Martie-Louise Verreyenne researched previous small business findings. She observed that researchers only reported whether small businesses made rational strategy decisions, and not whether they engaged any other strategies. She tested all above described strategy modes and the results are summarised as follows:

  1. Pure rationality may not at all occur in small firm decision making, therefore, academics are better off using different models to describe and measure small businesses
  2. Adaptive, intrapeneurial, participative and simplistic modes of strategy making are primarily used
  3. Simplistic mode means the owner/manager bases her/his approach on previous strategy making without previous analysis of the environment. She found and a strong link to actual firm performance
  4. Internal and external stakeholders play a more important part in small firm strategy than previously thought
  5. In small firms, value and culture are successfully driving a participative strategy mode, unlike in large organisation, were participative styles are more likely to lead to politics and negativity.

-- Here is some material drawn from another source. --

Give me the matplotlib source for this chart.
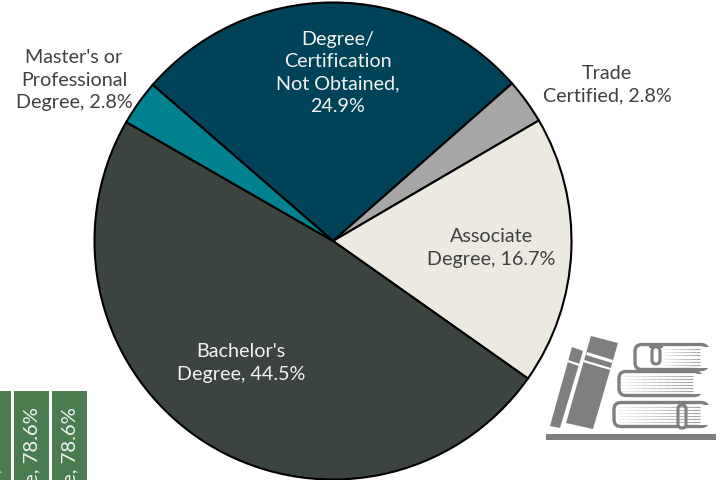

The learnings small business owners/managers can take from this are manifold-

  • Leadership styles of owners/managers matter. The more you as a leader are aware of your behaviour and actions, the more likely decision-making is fruitful. Continue to learn something about yourself and others
  • Input from internal (your staff) and external (your suppliers, friends, family and investors) does matter. Different angles help to make better outcomes. Play Devil’s Advocate more often
  • Gut-feel matters. Verreyenne specifically states, that simplistic decision-making is made without the sophisticated scenario-rendering tools of big business and yields results for small business
  • Value and culture of your small firm matters. Sit down with your staff and ask them what (apart form the money) gets them out of bed and makes them join your company environment every day.
    Friday afternoon get-togethers (with or without alcohol) and networking opportunities don’t have to cost the world, but can cement a better work climate. Do you know how your staff see your future as a company?

2 Responses to “Better decisions in small firms”

  1. Allen Taylor Says:

    I found your site on technorati and read a few of your other posts. Keep up the good work. I just added your RSS feed to my Google News Reader. Looking forward to reading more from you.

    Allen Taylor

  2. Thomas Papp Says:

    Regarding this post, you should check out the Indian Small Business arena. I just did a paper on Labour Reforms in India. My Research shows that restrictive labour laws have been restricting the growth of firms since the 80’s therefore they have a low labour and high capital, diverse and specialised small firm environment in their economy. There might be some good research material for you in relation to how small firms behave in such restrictive environments. Naturally they employ less labour, but how do they behave in relation to profit maximisation when their labour is restricted like this, and how do they view intangible assets. The Australian environment is similar, (not because of laws but the ppl shortage) thogh India would have longer historic data on this. - Nice Blog by the way! - Thomas.